RECORD LIST ▸
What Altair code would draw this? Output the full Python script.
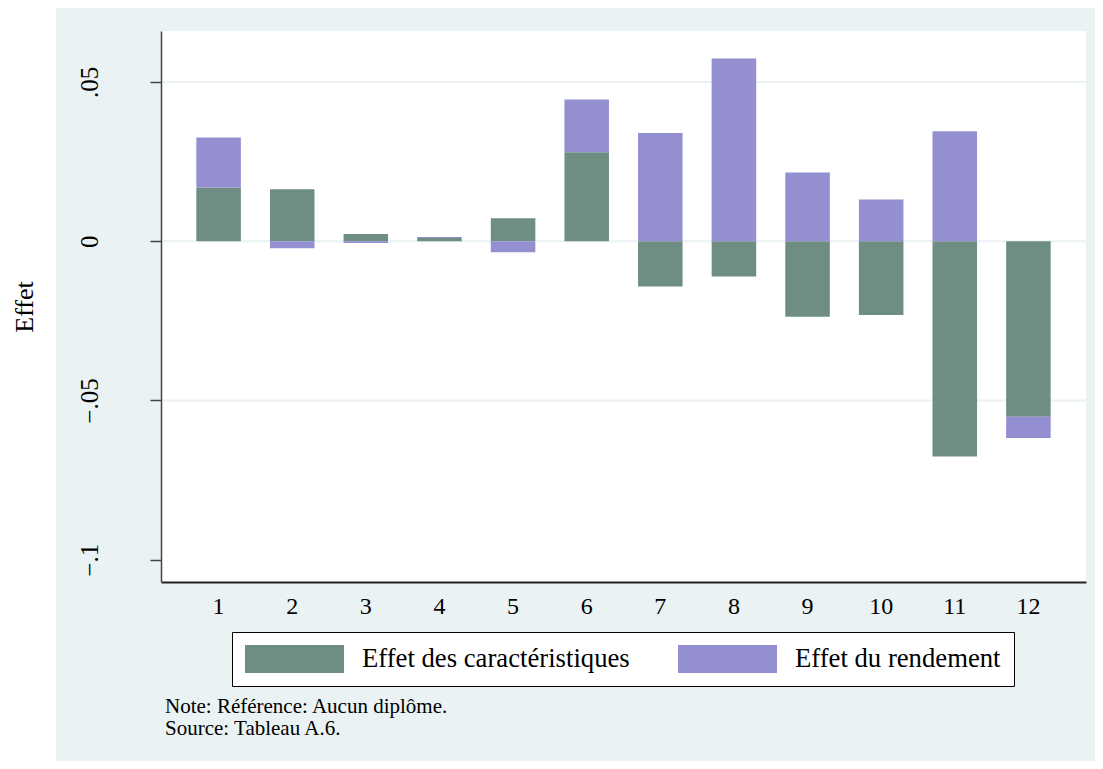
import altair as alt
import pandas as pd

# ---- data ----
CATEGORIES = ["1", "2", "3", "4", "5", "6", "7", "8", "9", "10", "11", "12"]
EFFET_CARACTERISTIQUES = [0.0169, 0.0163, 0.0023, 0.0010, 0.0072, 0.0279,
                          -0.0142, -0.0111, -0.0237, -0.0232, -0.0676, -0.0551]
EFFET_RENDEMENT = [0.0157, -0.0022, -0.0006, 0.0003, -0.0035, 0.0166,
                   0.0340, 0.0574, 0.0216, 0.0131, 0.0345, -0.0067]
SERIES = ["Effet des caractéristiques", "Effet du rendement"]
COLORS = ["#6e8e84", "#948fd0"]
Y_TICKS = [-0.1, -0.05, 0, 0.05]
GRID_VALUES = [-0.05, 0, 0.05]
Y_TITLE = "Effet"
NOTE_LINES = ["Note: Référence: Aucun diplôme.", "Source: Tableau A.6."]

FONT = "Liberation Serif"
W, H = 925, 551
BG = "#eaf2f3"

rows = []
for i, c in enumerate(CATEGORIES):
    rows.append({"cat": c, "serie": SERIES[0], "value": EFFET_CARACTERISTIQUES[i], "ord": 0})
    rows.append({"cat": c, "serie": SERIES[1], "value": EFFET_RENDEMENT[i], "ord": 1})
df = pd.DataFrame(rows)
one = pd.DataFrame({"k": [0]})

y_scale = alt.Scale(domain=[-0.107, 0.066], nice=False, zero=False)
y_axis = alt.Axis(title=Y_TITLE, values=Y_TICKS, grid=False,
                  labelExpr="replace(format(datum.value, '~g'), '0.', '.')",
                  labelAngle=270, labelAlign="center", labelBaseline="bottom",
                  labelPadding=48, labelFont=FONT, labelFontSize=25, labelColor="black",
                  tickSize=11, tickWidth=1.5, tickColor="#444444",
                  domainColor="#444444", domainWidth=1.5,
                  titleFont=FONT, titleFontSize=26, titleFontWeight="normal",
                  titleColor="black", titlePadding=40, zindex=1)

bg = alt.Chart(one).mark_rect(color=BG).encode(
    x=alt.value(-105), x2=alt.value(W + 9), y=alt.value(-23), y2=alt.value(H + 179)
)
plot_bg = alt.Chart(one).mark_rect(color="white").encode(
    x=alt.value(0), x2=alt.value(W), y=alt.value(0), y2=alt.value(H)
)
grid = alt.Chart(pd.DataFrame({"value": GRID_VALUES})).mark_rule(color=BG, strokeWidth=2).encode(
    y=alt.Y("value:Q", scale=y_scale, axis=y_axis)
)

symbol_path = "M-1,-1L6.071,-1L6.071,1L-1,1Z"

bars = alt.Chart(df).mark_bar().encode(
    x=alt.X("cat:O", sort=CATEGORIES,
            scale=alt.Scale(paddingInner=0.395, paddingOuter=0.48),
            axis=alt.Axis(title=None, labelAngle=0, ticks=False, labelPadding=12,
                          labelFont=FONT, labelFontSize=24, labelColor="black",
                          domainColor="#222222", domainWidth=2, zindex=1)),
    y=alt.Y("value:Q", stack="zero", scale=y_scale, axis=y_axis),
    color=alt.Color("serie:N", scale=alt.Scale(domain=SERIES, range=COLORS), title=None,
                    legend=alt.Legend(orient="none", legendX=71, legendY=601,
                                      direction="horizontal", strokeColor="black",
                                      fillColor="white", padding=13,
                                      symbolType=symbol_path, symbolSize=784,
                                      symbolStrokeWidth=0, symbolOpacity=1,
                                      labelFont=FONT, labelFontSize=26.7, labelColor="black",
                                      labelLimit=500, labelOffset=89, columnPadding=48)),
    order=alt.Order("ord:Q", sort="ascending"),
)

note = alt.Chart(one).mark_text(align="left", baseline="top", font=FONT, fontSize=21,
                                lineHeight=22, color="black").encode(
    x=alt.value(4), y=alt.value(665), text=alt.value(NOTE_LINES)
)

chart = alt.layer(bg, plot_bg, grid, bars, note).properties(
    width=W, height=H,
    autosize=alt.AutoSizeParams(type="none"),
    padding={"left": 153, "top": 23, "right": 9, "bottom": 179},
).configure(background="white").configure_view(stroke=None)

chart.save("out.html", embed_options={"renderer": "svg", "actions": False})
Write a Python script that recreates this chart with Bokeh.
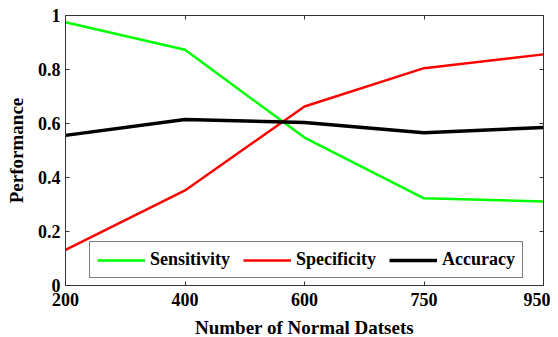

EXERCISE DETAILS ▸
Extract every line of the data exactly; pictures stay out.

TASK SOLUTION ▸
What Altair code would draw this? Output the full Python script.
import altair as alt
import pandas as pd

# ---- data ----
CATEGORIES = ["1", "2", "3", "4", "5", "6", "7", "8", "9", "10", "11", "12"]
EFFET_CARACTERISTIQUES = [0.0169, 0.0163, 0.0023, 0.0010, 0.0072, 0.0279,
                          -0.0142, -0.0111, -0.0237, -0.0232, -0.0676, -0.0551]
EFFET_RENDEMENT = [0.0157, -0.0022, -0.0006, 0.0003, -0.0035, 0.0166,
                   0.0340, 0.0574, 0.0216, 0.0131, 0.0345, -0.0067]
SERIES = ["Effet des caractéristiques", "Effet du rendement"]
COLORS = ["#6e8e84", "#948fd0"]
Y_TICKS = [-0.1, -0.05, 0, 0.05]
GRID_VALUES = [-0.05, 0, 0.05]
Y_TITLE = "Effet"
NOTE_LINES = ["Note: Référence: Aucun diplôme.", "Source: Tableau A.6."]

FONT = "Liberation Serif"
W, H = 925, 551
BG = "#eaf2f3"

rows = []
for i, c in enumerate(CATEGORIES):
    rows.append({"cat": c, "serie": SERIES[0], "value": EFFET_CARACTERISTIQUES[i], "ord": 0})
    rows.append({"cat": c, "serie": SERIES[1], "value": EFFET_RENDEMENT[i], "ord": 1})
df = pd.DataFrame(rows)
one = pd.DataFrame({"k": [0]})

y_scale = alt.Scale(domain=[-0.107, 0.066], nice=False, zero=False)
y_axis = alt.Axis(title=Y_TITLE, values=Y_TICKS, grid=False,
                  labelExpr="replace(format(datum.value, '~g'), '0.', '.')",
                  labelAngle=270, labelAlign="center", labelBaseline="bottom",
                  labelPadding=48, labelFont=FONT, labelFontSize=25, labelColor="black",
                  tickSize=11, tickWidth=1.5, tickColor="#444444",
                  domainColor="#444444", domainWidth=1.5,
                  titleFont=FONT, titleFontSize=26, titleFontWeight="normal",
                  titleColor="black", titlePadding=40, zindex=1)

bg = alt.Chart(one).mark_rect(color=BG).encode(
    x=alt.value(-105), x2=alt.value(W + 9), y=alt.value(-23), y2=alt.value(H + 179)
)
plot_bg = alt.Chart(one).mark_rect(color="white").encode(
    x=alt.value(0), x2=alt.value(W), y=alt.value(0), y2=alt.value(H)
)
grid = alt.Chart(pd.DataFrame({"value": GRID_VALUES})).mark_rule(color=BG, strokeWidth=2).encode(
    y=alt.Y("value:Q", scale=y_scale, axis=y_axis)
)

symbol_path = "M-1,-1L6.071,-1L6.071,1L-1,1Z"

bars = alt.Chart(df).mark_bar().encode(
    x=alt.X("cat:O", sort=CATEGORIES,
            scale=alt.Scale(paddingInner=0.395, paddingOuter=0.48),
            axis=alt.Axis(title=None, labelAngle=0, ticks=False, labelPadding=12,
                          labelFont=FONT, labelFontSize=24, labelColor="black",
                          domainColor="#222222", domainWidth=2, zindex=1)),
    y=alt.Y("value:Q", stack="zero", scale=y_scale, axis=y_axis),
    color=alt.Color("serie:N", scale=alt.Scale(domain=SERIES, range=COLORS), title=None,
                    legend=alt.Legend(orient="none", legendX=71, legendY=601,
                                      direction="horizontal", strokeColor="black",
                                      fillColor="white", padding=13,
                                      symbolType=symbol_path, symbolSize=784,
                                      symbolStrokeWidth=0, symbolOpacity=1,
                                      labelFont=FONT, labelFontSize=26.7, labelColor="black",
                                      labelLimit=500, labelOffset=89, columnPadding=48)),
    order=alt.Order("ord:Q", sort="ascending"),
)

note = alt.Chart(one).mark_text(align="left", baseline="top", font=FONT, fontSize=21,
                                lineHeight=22, color="black").encode(
    x=alt.value(4), y=alt.value(665), text=alt.value(NOTE_LINES)
)

chart = alt.layer(bg, plot_bg, grid, bars, note).properties(
    width=W, height=H,
    autosize=alt.AutoSizeParams(type="none"),
    padding={"left": 153, "top": 23, "right": 9, "bottom": 179},
).configure(background="white").configure_view(stroke=None)

chart.save("out.html", embed_options={"renderer": "svg", "actions": False})
Write a Python script that recreates this chart with Bokeh.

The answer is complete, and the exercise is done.